─── INPUT RECORDS ───

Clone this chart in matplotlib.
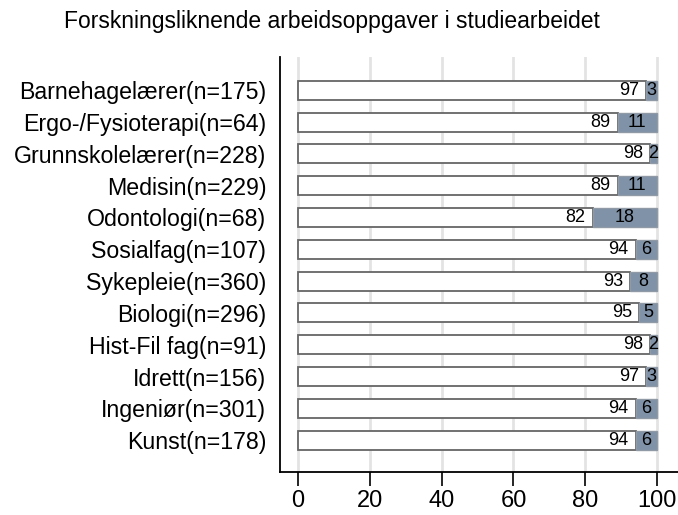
import numpy as np
import matplotlib.pyplot as plt

plt.rcParams['font.family'] = ['Liberation Sans', 'DejaVu Sans']

# data
groups = ['Barnehagelærer(n=175)', 'Ergo-/Fysioterapi(n=64)', 'Grunnskolelærer(n=228)',
          'Medisin(n=229)', 'Odontologi(n=68)', 'Sosialfag(n=107)', 'Sykepleie(n=360)',
          'Biologi(n=296)', 'Hist-Fil fag(n=91)', 'Idrett(n=156)', 'Ingeniør(n=301)',
          'Kunst(n=178)']
nei = [97, 89, 98, 89, 82, 94, 92.5, 95, 98, 97, 94, 94]
ja = [3, 11, 2, 11, 18, 6, 7.5, 5, 2, 3, 6, 6]
# printed (rounded) labels
nei_lbl = ['97', '89', '98', '89', '82', '94', '93', '95', '98', '97', '94', '94']
ja_lbl = ['3', '11', '2', '11', '18', '6', '8', '5', '2', '3', '6', '6']

fig = plt.figure(figsize=(6.78, 5.15), dpi=100)
ax = fig.add_axes([0.413, 0.0835, 0.587, 0.8055])

y = np.arange(len(groups))
ax.barh(y, nei, height=0.6, color='white', edgecolor='#666666', linewidth=1.3, zorder=3)
ax.barh(y, ja, left=nei, height=0.6, color='#7f92a8', edgecolor='#8f9aa6',
        linewidth=1.0, zorder=3)

# value labels
for i in range(len(groups)):
    ax.annotate(nei_lbl[i], (nei[i], y[i]), xytext=(-5, 0), textcoords='offset points',
                ha='right', va='center', fontsize=13, zorder=4)
    ax.text(nei[i] + ja[i] / 2, y[i], ja_lbl[i], ha='center', va='center',
            fontsize=13, zorder=4)

ax.set_xlim(-5, 105.8)
ax.set_ylim(12.0, -1.04)
ax.set_xticks([0, 20, 40, 60, 80, 100])
ax.set_yticks(y)
ax.set_yticklabels(groups, fontsize=16.7)
ax.tick_params(axis='x', labelsize=17, length=10, width=1.2, direction='out', pad=3)
ax.tick_params(axis='y', length=0, pad=10)
ax.grid(axis='x', color='#e3e3e3', linewidth=2, zorder=0)
for s in ['top', 'right']:
    ax.spines[s].set_visible(False)
ax.spines['left'].set_linewidth(1.3)
ax.spines['bottom'].set_linewidth(1.3)

fig.text(0.49, 0.958, 'Forskningsliknende arbeidsoppgaver i studiearbeidet',
         ha='center', va='center', fontsize=16.5)

fig.savefig('out.png', dpi=100)
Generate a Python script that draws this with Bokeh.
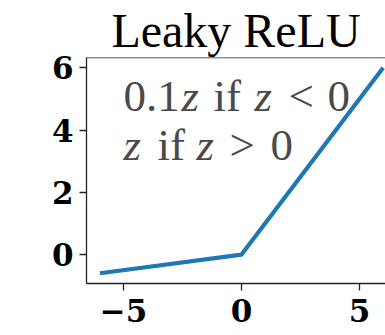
from bokeh.plotting import figure
from bokeh.models import Range1d, FixedTicker, Span
from bokeh.core.properties import value
from bokeh.embed import file_html
from bokeh.resources import INLINE

# Leaky ReLU: f(z) = 0.1 z for z < 0, z for z > 0
z_vals = [-6, 0, 6]
f_vals = [-0.6, 0, 6]

x_ticks = [-5, 0, 5]
x_tick_labels = ["\u22125", "0", "5"]
y_ticks = [0, 2, 4, 6]
y_tick_labels = ["0", "2", "4", "6"]

title_text = "Leaky ReLU"
formula_xy = (-5, 3)
# each formula line is split into upright text and italic variables
formula_line1 = [("0.1", "normal"), ("z", "italic"), ("if", "normal"),
                 ("z", "italic"), ("<", "normal"), ("0", "normal")]
formula_line2 = [("z", "italic"), ("if", "normal"), ("z", "italic"),
                 (">", "normal"), ("0", "normal")]

# horizontal pen positions (px) of the pieces, math-style spacing
line1_advance = [0, 58, 90, 131, 165, 204]
line2_advance = [0, 34, 73, 106, 147]
LINE_GAP = 49
BASELINE_SHIFT = -16

SERIF = "Liberation Serif"
TICK_FONT = "DejaVu Serif"
INK = "#222222"

x0, x1 = -6.57, 6.1
y0, y1 = -0.93, 6.33

p = figure(width=385, height=335, output_backend="svg", toolbar_location=None,
           x_range=Range1d(x0, x1), y_range=Range1d(y0, y1),
           min_border_left=86, min_border_right=0, min_border_top=57,
           min_border_bottom=52)

p.title.text = title_text
p.title.align = "center"
p.title.text_font = SERIF
p.title.text_font_size = "48px"
p.title.text_font_style = "normal"
p.title.text_color = "black"
p.title.standoff = 2

p.grid.visible = False
p.outline_line_color = None
p.background_fill_color = "white"
p.border_fill_color = "white"

# top edge of the axes box (the right edge lies beyond the canvas)
p.add_layout(Span(location=y1, dimension="width", line_color=INK, line_width=1.3))

for ax, ticks, labels in ((p.xaxis[0], x_ticks, x_tick_labels), (p.yaxis[0], y_ticks, y_tick_labels)):
    ax.ticker = FixedTicker(ticks=ticks)
    ax.major_label_overrides = {t: l for t, l in zip(ticks, labels)}
    ax.minor_tick_line_color = None
    ax.major_tick_in = 0
    ax.major_tick_out = 7
    ax.major_tick_line_color = INK
    ax.major_tick_line_width = 1.3
    ax.axis_line_color = INK
    ax.axis_line_width = 1.3
    ax.major_label_text_font = TICK_FONT
    ax.major_label_text_font_size = "31px"
    ax.major_label_text_font_style = "bold"
    ax.major_label_text_color = "black"
p.yaxis.major_label_standoff = 6
p.xaxis.major_label_standoff = 8

p.line(z_vals, f_vals, line_color="#1f77b4", line_width=4.2)

for pieces, advances, dy in ((formula_line1, line1_advance, -LINE_GAP), (formula_line2, line2_advance, 0)):
    for (txt, style), dx in zip(pieces, advances):
        p.text(x=[formula_xy[0]], y=[formula_xy[1]], text=[txt],
               x_offset=dx, y_offset=dy + BASELINE_SHIFT,
               text_font=value(SERIF), text_font_size="45px", text_font_style=style,
               text_color="#4a4a4a", text_align="left", text_baseline="alphabetic")

open("out.html", "w").write(file_html(p, INLINE))
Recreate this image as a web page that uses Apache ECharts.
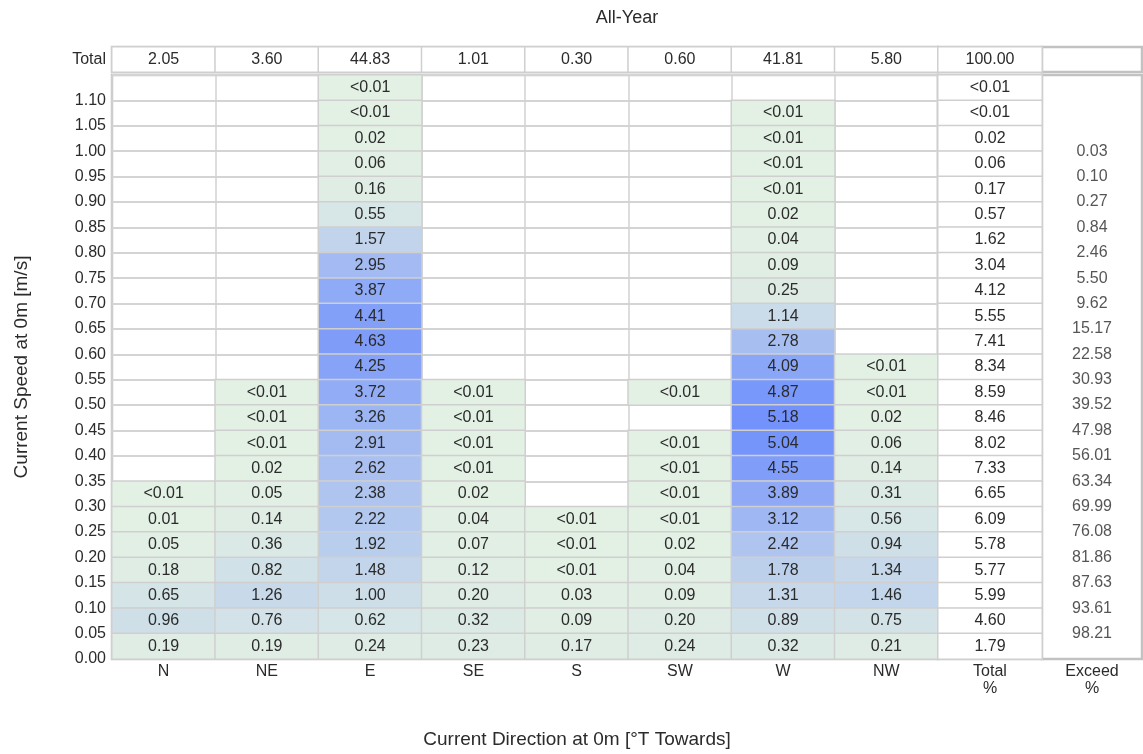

───

Would you mind returning each entry above word for word, skipping the images?

> _CORRECT RESULT_:
Clone this chart in matplotlib.
import numpy as np
import matplotlib.pyplot as plt

plt.rcParams['font.family'] = ['Liberation Sans', 'DejaVu Sans']

# data
groups = ['Barnehagelærer(n=175)', 'Ergo-/Fysioterapi(n=64)', 'Grunnskolelærer(n=228)',
          'Medisin(n=229)', 'Odontologi(n=68)', 'Sosialfag(n=107)', 'Sykepleie(n=360)',
          'Biologi(n=296)', 'Hist-Fil fag(n=91)', 'Idrett(n=156)', 'Ingeniør(n=301)',
          'Kunst(n=178)']
nei = [97, 89, 98, 89, 82, 94, 92.5, 95, 98, 97, 94, 94]
ja = [3, 11, 2, 11, 18, 6, 7.5, 5, 2, 3, 6, 6]
# printed (rounded) labels
nei_lbl = ['97', '89', '98', '89', '82', '94', '93', '95', '98', '97', '94', '94']
ja_lbl = ['3', '11', '2', '11', '18', '6', '8', '5', '2', '3', '6', '6']

fig = plt.figure(figsize=(6.78, 5.15), dpi=100)
ax = fig.add_axes([0.413, 0.0835, 0.587, 0.8055])

y = np.arange(len(groups))
ax.barh(y, nei, height=0.6, color='white', edgecolor='#666666', linewidth=1.3, zorder=3)
ax.barh(y, ja, left=nei, height=0.6, color='#7f92a8', edgecolor='#8f9aa6',
        linewidth=1.0, zorder=3)

# value labels
for i in range(len(groups)):
    ax.annotate(nei_lbl[i], (nei[i], y[i]), xytext=(-5, 0), textcoords='offset points',
                ha='right', va='center', fontsize=13, zorder=4)
    ax.text(nei[i] + ja[i] / 2, y[i], ja_lbl[i], ha='center', va='center',
            fontsize=13, zorder=4)

ax.set_xlim(-5, 105.8)
ax.set_ylim(12.0, -1.04)
ax.set_xticks([0, 20, 40, 60, 80, 100])
ax.set_yticks(y)
ax.set_yticklabels(groups, fontsize=16.7)
ax.tick_params(axis='x', labelsize=17, length=10, width=1.2, direction='out', pad=3)
ax.tick_params(axis='y', length=0, pad=10)
ax.grid(axis='x', color='#e3e3e3', linewidth=2, zorder=0)
for s in ['top', 'right']:
    ax.spines[s].set_visible(False)
ax.spines['left'].set_linewidth(1.3)
ax.spines['bottom'].set_linewidth(1.3)

fig.text(0.49, 0.958, 'Forskningsliknende arbeidsoppgaver i studiearbeidet',
         ha='center', va='center', fontsize=16.5)

fig.savefig('out.png', dpi=100)
Generate a Python script that draws this with Bokeh.
from bokeh.plotting import figure
from bokeh.models import Range1d, FixedTicker, Span
from bokeh.core.properties import value
from bokeh.embed import file_html
from bokeh.resources import INLINE

# Leaky ReLU: f(z) = 0.1 z for z < 0, z for z > 0
z_vals = [-6, 0, 6]
f_vals = [-0.6, 0, 6]

x_ticks = [-5, 0, 5]
x_tick_labels = ["\u22125", "0", "5"]
y_ticks = [0, 2, 4, 6]
y_tick_labels = ["0", "2", "4", "6"]

title_text = "Leaky ReLU"
formula_xy = (-5, 3)
# each formula line is split into upright text and italic variables
formula_line1 = [("0.1", "normal"), ("z", "italic"), ("if", "normal"),
                 ("z", "italic"), ("<", "normal"), ("0", "normal")]
formula_line2 = [("z", "italic"), ("if", "normal"), ("z", "italic"),
                 (">", "normal"), ("0", "normal")]

# horizontal pen positions (px) of the pieces, math-style spacing
line1_advance = [0, 58, 90, 131, 165, 204]
line2_advance = [0, 34, 73, 106, 147]
LINE_GAP = 49
BASELINE_SHIFT = -16

SERIF = "Liberation Serif"
TICK_FONT = "DejaVu Serif"
INK = "#222222"

x0, x1 = -6.57, 6.1
y0, y1 = -0.93, 6.33

p = figure(width=385, height=335, output_backend="svg", toolbar_location=None,
           x_range=Range1d(x0, x1), y_range=Range1d(y0, y1),
           min_border_left=86, min_border_right=0, min_border_top=57,
           min_border_bottom=52)

p.title.text = title_text
p.title.align = "center"
p.title.text_font = SERIF
p.title.text_font_size = "48px"
p.title.text_font_style = "normal"
p.title.text_color = "black"
p.title.standoff = 2

p.grid.visible = False
p.outline_line_color = None
p.background_fill_color = "white"
p.border_fill_color = "white"

# top edge of the axes box (the right edge lies beyond the canvas)
p.add_layout(Span(location=y1, dimension="width", line_color=INK, line_width=1.3))

for ax, ticks, labels in ((p.xaxis[0], x_ticks, x_tick_labels), (p.yaxis[0], y_ticks, y_tick_labels)):
    ax.ticker = FixedTicker(ticks=ticks)
    ax.major_label_overrides = {t: l for t, l in zip(ticks, labels)}
    ax.minor_tick_line_color = None
    ax.major_tick_in = 0
    ax.major_tick_out = 7
    ax.major_tick_line_color = INK
    ax.major_tick_line_width = 1.3
    ax.axis_line_color = INK
    ax.axis_line_width = 1.3
    ax.major_label_text_font = TICK_FONT
    ax.major_label_text_font_size = "31px"
    ax.major_label_text_font_style = "bold"
    ax.major_label_text_color = "black"
p.yaxis.major_label_standoff = 6
p.xaxis.major_label_standoff = 8

p.line(z_vals, f_vals, line_color="#1f77b4", line_width=4.2)

for pieces, advances, dy in ((formula_line1, line1_advance, -LINE_GAP), (formula_line2, line2_advance, 0)):
    for (txt, style), dx in zip(pieces, advances):
        p.text(x=[formula_xy[0]], y=[formula_xy[1]], text=[txt],
               x_offset=dx, y_offset=dy + BASELINE_SHIFT,
               text_font=value(SERIF), text_font_size="45px", text_font_style=style,
               text_color="#4a4a4a", text_align="left", text_baseline="alphabetic")

open("out.html", "w").write(file_html(p, INLINE))
Recreate this image as a web page that uses Apache ECharts.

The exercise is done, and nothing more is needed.